● Objective: The listing below must be repeated word for word, with its images excluded.

'''

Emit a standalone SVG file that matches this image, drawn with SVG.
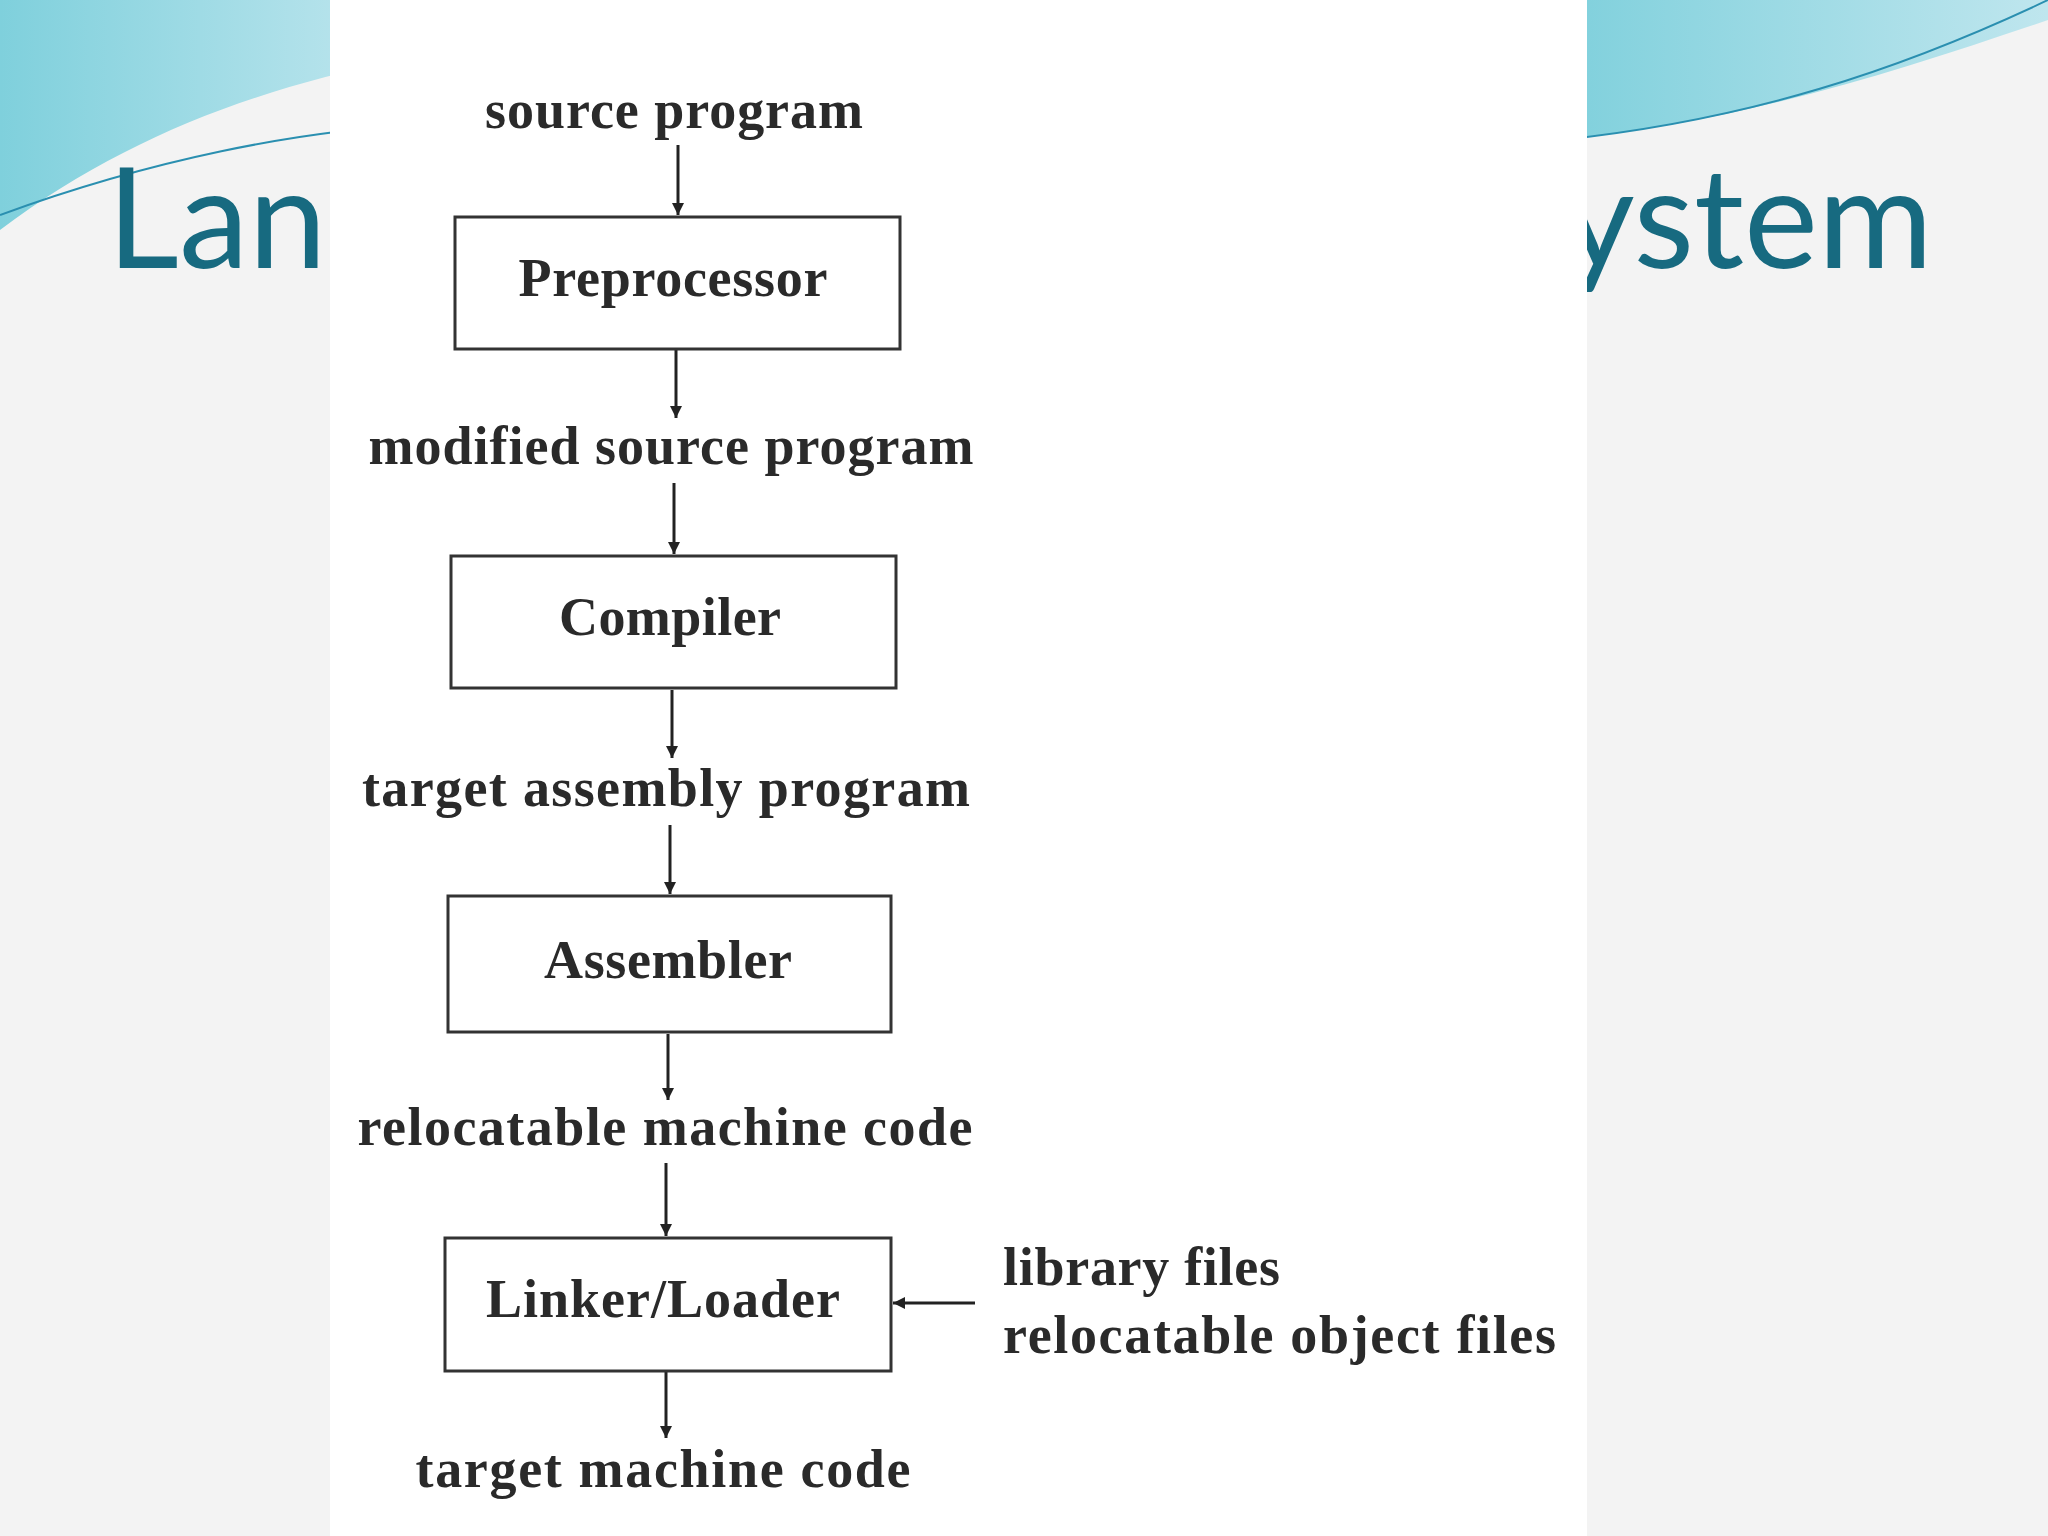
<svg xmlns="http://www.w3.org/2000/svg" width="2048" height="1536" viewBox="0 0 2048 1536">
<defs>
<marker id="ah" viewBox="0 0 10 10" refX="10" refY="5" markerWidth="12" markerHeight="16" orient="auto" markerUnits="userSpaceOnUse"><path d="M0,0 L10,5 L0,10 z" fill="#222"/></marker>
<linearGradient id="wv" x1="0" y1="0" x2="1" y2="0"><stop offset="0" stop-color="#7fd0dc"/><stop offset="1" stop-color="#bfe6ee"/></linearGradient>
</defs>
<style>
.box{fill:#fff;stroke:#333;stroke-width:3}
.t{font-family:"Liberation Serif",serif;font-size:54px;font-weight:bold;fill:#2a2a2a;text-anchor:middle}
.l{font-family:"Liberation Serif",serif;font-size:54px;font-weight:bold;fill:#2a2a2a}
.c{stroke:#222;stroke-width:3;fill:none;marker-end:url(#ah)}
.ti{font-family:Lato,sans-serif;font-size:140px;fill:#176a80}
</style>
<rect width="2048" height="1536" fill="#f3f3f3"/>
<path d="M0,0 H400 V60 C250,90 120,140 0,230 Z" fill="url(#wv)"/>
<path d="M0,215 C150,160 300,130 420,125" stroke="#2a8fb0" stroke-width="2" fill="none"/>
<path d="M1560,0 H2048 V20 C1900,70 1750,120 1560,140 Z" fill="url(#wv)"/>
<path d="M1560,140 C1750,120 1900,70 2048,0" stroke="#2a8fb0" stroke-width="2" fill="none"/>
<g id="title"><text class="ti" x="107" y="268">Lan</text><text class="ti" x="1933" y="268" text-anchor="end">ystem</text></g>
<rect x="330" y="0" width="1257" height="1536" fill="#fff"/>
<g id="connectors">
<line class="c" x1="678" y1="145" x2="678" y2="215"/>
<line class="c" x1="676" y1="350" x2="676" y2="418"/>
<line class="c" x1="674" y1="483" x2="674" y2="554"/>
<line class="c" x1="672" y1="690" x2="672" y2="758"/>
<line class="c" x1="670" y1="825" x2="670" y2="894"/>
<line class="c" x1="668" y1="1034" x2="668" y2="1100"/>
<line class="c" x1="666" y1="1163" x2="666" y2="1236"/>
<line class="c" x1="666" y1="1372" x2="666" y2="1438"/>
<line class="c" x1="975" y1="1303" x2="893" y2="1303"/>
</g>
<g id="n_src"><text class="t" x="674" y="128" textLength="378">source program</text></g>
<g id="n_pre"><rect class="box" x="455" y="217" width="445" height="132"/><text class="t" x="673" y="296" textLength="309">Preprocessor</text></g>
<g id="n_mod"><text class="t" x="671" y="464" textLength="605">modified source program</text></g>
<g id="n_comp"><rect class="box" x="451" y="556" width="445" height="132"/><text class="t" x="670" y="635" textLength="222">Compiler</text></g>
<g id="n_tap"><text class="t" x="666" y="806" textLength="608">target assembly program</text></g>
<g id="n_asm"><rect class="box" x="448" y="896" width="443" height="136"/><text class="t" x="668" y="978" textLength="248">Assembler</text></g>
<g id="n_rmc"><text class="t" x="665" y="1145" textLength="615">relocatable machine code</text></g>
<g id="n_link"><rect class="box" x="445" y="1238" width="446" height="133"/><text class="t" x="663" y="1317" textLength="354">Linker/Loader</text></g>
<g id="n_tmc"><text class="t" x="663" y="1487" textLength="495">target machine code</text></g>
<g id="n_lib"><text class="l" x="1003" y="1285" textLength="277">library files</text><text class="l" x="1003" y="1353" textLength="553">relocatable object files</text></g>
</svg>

'''

● Exercise solution:
Emit a standalone SVG file that matches this image, drawn with SVG.
<svg xmlns="http://www.w3.org/2000/svg" width="2048" height="1536" viewBox="0 0 2048 1536">
<defs>
<marker id="ah" viewBox="0 0 10 10" refX="10" refY="5" markerWidth="12" markerHeight="16" orient="auto" markerUnits="userSpaceOnUse"><path d="M0,0 L10,5 L0,10 z" fill="#222"/></marker>
<linearGradient id="wv" x1="0" y1="0" x2="1" y2="0"><stop offset="0" stop-color="#7fd0dc"/><stop offset="1" stop-color="#bfe6ee"/></linearGradient>
</defs>
<style>
.box{fill:#fff;stroke:#333;stroke-width:3}
.t{font-family:"Liberation Serif",serif;font-size:54px;font-weight:bold;fill:#2a2a2a;text-anchor:middle}
.l{font-family:"Liberation Serif",serif;font-size:54px;font-weight:bold;fill:#2a2a2a}
.c{stroke:#222;stroke-width:3;fill:none;marker-end:url(#ah)}
.ti{font-family:Lato,sans-serif;font-size:140px;fill:#176a80}
</style>
<rect width="2048" height="1536" fill="#f3f3f3"/>
<path d="M0,0 H400 V60 C250,90 120,140 0,230 Z" fill="url(#wv)"/>
<path d="M0,215 C150,160 300,130 420,125" stroke="#2a8fb0" stroke-width="2" fill="none"/>
<path d="M1560,0 H2048 V20 C1900,70 1750,120 1560,140 Z" fill="url(#wv)"/>
<path d="M1560,140 C1750,120 1900,70 2048,0" stroke="#2a8fb0" stroke-width="2" fill="none"/>
<g id="title"><text class="ti" x="107" y="268">Lan</text><text class="ti" x="1933" y="268" text-anchor="end">ystem</text></g>
<rect x="330" y="0" width="1257" height="1536" fill="#fff"/>
<g id="connectors">
<line class="c" x1="678" y1="145" x2="678" y2="215"/>
<line class="c" x1="676" y1="350" x2="676" y2="418"/>
<line class="c" x1="674" y1="483" x2="674" y2="554"/>
<line class="c" x1="672" y1="690" x2="672" y2="758"/>
<line class="c" x1="670" y1="825" x2="670" y2="894"/>
<line class="c" x1="668" y1="1034" x2="668" y2="1100"/>
<line class="c" x1="666" y1="1163" x2="666" y2="1236"/>
<line class="c" x1="666" y1="1372" x2="666" y2="1438"/>
<line class="c" x1="975" y1="1303" x2="893" y2="1303"/>
</g>
<g id="n_src"><text class="t" x="674" y="128" textLength="378">source program</text></g>
<g id="n_pre"><rect class="box" x="455" y="217" width="445" height="132"/><text class="t" x="673" y="296" textLength="309">Preprocessor</text></g>
<g id="n_mod"><text class="t" x="671" y="464" textLength="605">modified source program</text></g>
<g id="n_comp"><rect class="box" x="451" y="556" width="445" height="132"/><text class="t" x="670" y="635" textLength="222">Compiler</text></g>
<g id="n_tap"><text class="t" x="666" y="806" textLength="608">target assembly program</text></g>
<g id="n_asm"><rect class="box" x="448" y="896" width="443" height="136"/><text class="t" x="668" y="978" textLength="248">Assembler</text></g>
<g id="n_rmc"><text class="t" x="665" y="1145" textLength="615">relocatable machine code</text></g>
<g id="n_link"><rect class="box" x="445" y="1238" width="446" height="133"/><text class="t" x="663" y="1317" textLength="354">Linker/Loader</text></g>
<g id="n_tmc"><text class="t" x="663" y="1487" textLength="495">target machine code</text></g>
<g id="n_lib"><text class="l" x="1003" y="1285" textLength="277">library files</text><text class="l" x="1003" y="1353" textLength="553">relocatable object files</text></g>
</svg>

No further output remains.